Question

The ratio of bridging to non-bridging oxygen atoms in the amphibole structure is:

• A. 4:11
• B. 5:6
• C. 2:7
• D. 1:2

Hint:

For chain silicates, compare "isolated" O ($4n$ for $n$ tetrahedra) with the actual O in the anionic group; the difference gives the count of bridging oxygens.

Answer 1

The Correct Option is B

Step 1: Recall the anionic unit of amphiboles.
Amphiboles are double-chain inosilicates.
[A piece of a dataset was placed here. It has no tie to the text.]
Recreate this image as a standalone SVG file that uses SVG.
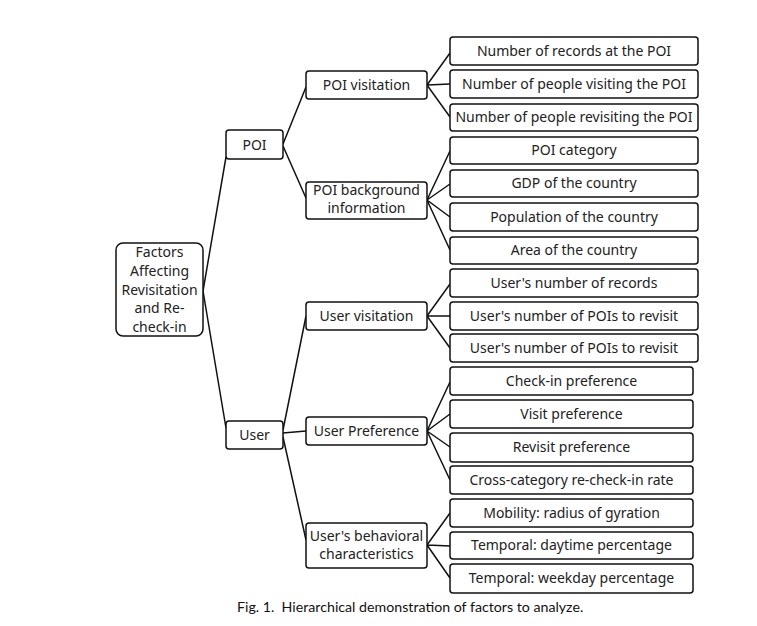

The fundamental silicate anion is \[ (\mathrm{Si}_4\mathrm{O}_{11})^{6-}. \]

Step 2: Count how many oxygens are shared (bridging).
If four SiO$_4$ tetrahedra were isolated, they would contain $4\times4=16$ O. In the double chain they actually have 11 O, hence the number of shared (bridging) oxygens \[ b = 16-11=5. \]

Step 3: Determine non-bridging oxygens.
Total oxygens present in the anionic unit $=11$. Therefore, non-bridging oxygens $=11-b=11-5=6$.

Step 4: Form the ratio.
Bridging : Non-bridging $= 5 : 6$.

Final Answer:\quad \[ \boxed{5:6} \]